_Material provided_

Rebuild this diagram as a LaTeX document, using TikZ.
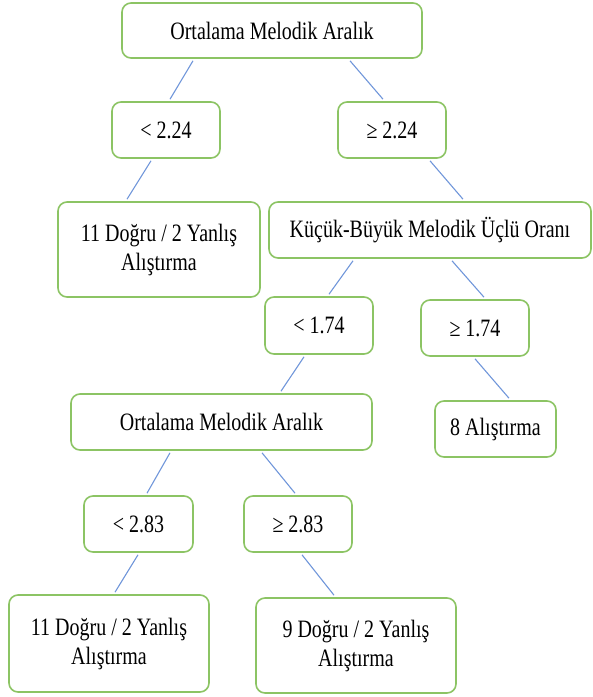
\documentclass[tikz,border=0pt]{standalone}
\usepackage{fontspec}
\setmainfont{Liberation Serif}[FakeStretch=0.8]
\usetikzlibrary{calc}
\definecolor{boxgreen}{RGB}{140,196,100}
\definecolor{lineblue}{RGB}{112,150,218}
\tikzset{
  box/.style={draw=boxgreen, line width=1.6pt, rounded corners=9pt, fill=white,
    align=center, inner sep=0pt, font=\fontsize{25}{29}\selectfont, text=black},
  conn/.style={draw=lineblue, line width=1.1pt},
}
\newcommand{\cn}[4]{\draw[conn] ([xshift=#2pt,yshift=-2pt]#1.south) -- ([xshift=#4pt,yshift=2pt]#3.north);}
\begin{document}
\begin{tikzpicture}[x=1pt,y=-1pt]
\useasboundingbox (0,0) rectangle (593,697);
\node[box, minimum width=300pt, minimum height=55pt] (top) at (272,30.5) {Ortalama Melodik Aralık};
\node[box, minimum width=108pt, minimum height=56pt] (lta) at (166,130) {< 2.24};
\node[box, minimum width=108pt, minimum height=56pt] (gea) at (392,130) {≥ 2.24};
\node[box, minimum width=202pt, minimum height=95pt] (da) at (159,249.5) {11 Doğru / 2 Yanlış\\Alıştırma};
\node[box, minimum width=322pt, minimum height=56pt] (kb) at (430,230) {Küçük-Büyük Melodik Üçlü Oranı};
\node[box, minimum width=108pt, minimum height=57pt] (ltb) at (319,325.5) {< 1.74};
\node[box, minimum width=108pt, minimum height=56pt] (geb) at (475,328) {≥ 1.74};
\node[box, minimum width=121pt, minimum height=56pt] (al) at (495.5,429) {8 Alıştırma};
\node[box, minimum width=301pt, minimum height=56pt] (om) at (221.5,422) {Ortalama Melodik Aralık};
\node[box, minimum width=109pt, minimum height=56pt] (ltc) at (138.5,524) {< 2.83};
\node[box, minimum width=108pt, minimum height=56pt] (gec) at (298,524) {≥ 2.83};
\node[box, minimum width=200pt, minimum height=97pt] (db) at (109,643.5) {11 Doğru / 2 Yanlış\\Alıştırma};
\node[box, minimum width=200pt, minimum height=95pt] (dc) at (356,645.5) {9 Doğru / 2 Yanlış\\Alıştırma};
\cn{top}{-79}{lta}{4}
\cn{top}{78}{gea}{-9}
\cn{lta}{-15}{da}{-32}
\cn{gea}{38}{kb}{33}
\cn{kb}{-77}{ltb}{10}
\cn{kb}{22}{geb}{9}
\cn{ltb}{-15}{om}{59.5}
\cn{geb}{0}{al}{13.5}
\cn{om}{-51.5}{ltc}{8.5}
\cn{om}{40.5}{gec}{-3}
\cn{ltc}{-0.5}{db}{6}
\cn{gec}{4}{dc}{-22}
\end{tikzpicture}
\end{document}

_Problem statement_
Return the full material word for word. Do not include the pictures.

_Full solution_
Rebuild this diagram as a LaTeX document, using TikZ.
\documentclass[tikz,border=0pt]{standalone}
\usepackage{fontspec}
\setmainfont{Liberation Serif}[FakeStretch=0.8]
\usetikzlibrary{calc}
\definecolor{boxgreen}{RGB}{140,196,100}
\definecolor{lineblue}{RGB}{112,150,218}
\tikzset{
  box/.style={draw=boxgreen, line width=1.6pt, rounded corners=9pt, fill=white,
    align=center, inner sep=0pt, font=\fontsize{25}{29}\selectfont, text=black},
  conn/.style={draw=lineblue, line width=1.1pt},
}
\newcommand{\cn}[4]{\draw[conn] ([xshift=#2pt,yshift=-2pt]#1.south) -- ([xshift=#4pt,yshift=2pt]#3.north);}
\begin{document}
\begin{tikzpicture}[x=1pt,y=-1pt]
\useasboundingbox (0,0) rectangle (593,697);
\node[box, minimum width=300pt, minimum height=55pt] (top) at (272,30.5) {Ortalama Melodik Aralık};
\node[box, minimum width=108pt, minimum height=56pt] (lta) at (166,130) {< 2.24};
\node[box, minimum width=108pt, minimum height=56pt] (gea) at (392,130) {≥ 2.24};
\node[box, minimum width=202pt, minimum height=95pt] (da) at (159,249.5) {11 Doğru / 2 Yanlış\\Alıştırma};
\node[box, minimum width=322pt, minimum height=56pt] (kb) at (430,230) {Küçük-Büyük Melodik Üçlü Oranı};
\node[box, minimum width=108pt, minimum height=57pt] (ltb) at (319,325.5) {< 1.74};
\node[box, minimum width=108pt, minimum height=56pt] (geb) at (475,328) {≥ 1.74};
\node[box, minimum width=121pt, minimum height=56pt] (al) at (495.5,429) {8 Alıştırma};
\node[box, minimum width=301pt, minimum height=56pt] (om) at (221.5,422) {Ortalama Melodik Aralık};
\node[box, minimum width=109pt, minimum height=56pt] (ltc) at (138.5,524) {< 2.83};
\node[box, minimum width=108pt, minimum height=56pt] (gec) at (298,524) {≥ 2.83};
\node[box, minimum width=200pt, minimum height=97pt] (db) at (109,643.5) {11 Doğru / 2 Yanlış\\Alıştırma};
\node[box, minimum width=200pt, minimum height=95pt] (dc) at (356,645.5) {9 Doğru / 2 Yanlış\\Alıştırma};
\cn{top}{-79}{lta}{4}
\cn{top}{78}{gea}{-9}
\cn{lta}{-15}{da}{-32}
\cn{gea}{38}{kb}{33}
\cn{kb}{-77}{ltb}{10}
\cn{kb}{22}{geb}{9}
\cn{ltb}{-15}{om}{59.5}
\cn{geb}{0}{al}{13.5}
\cn{om}{-51.5}{ltc}{8.5}
\cn{om}{40.5}{gec}{-3}
\cn{ltc}{-0.5}{db}{6}
\cn{gec}{4}{dc}{-22}
\end{tikzpicture}
\end{document}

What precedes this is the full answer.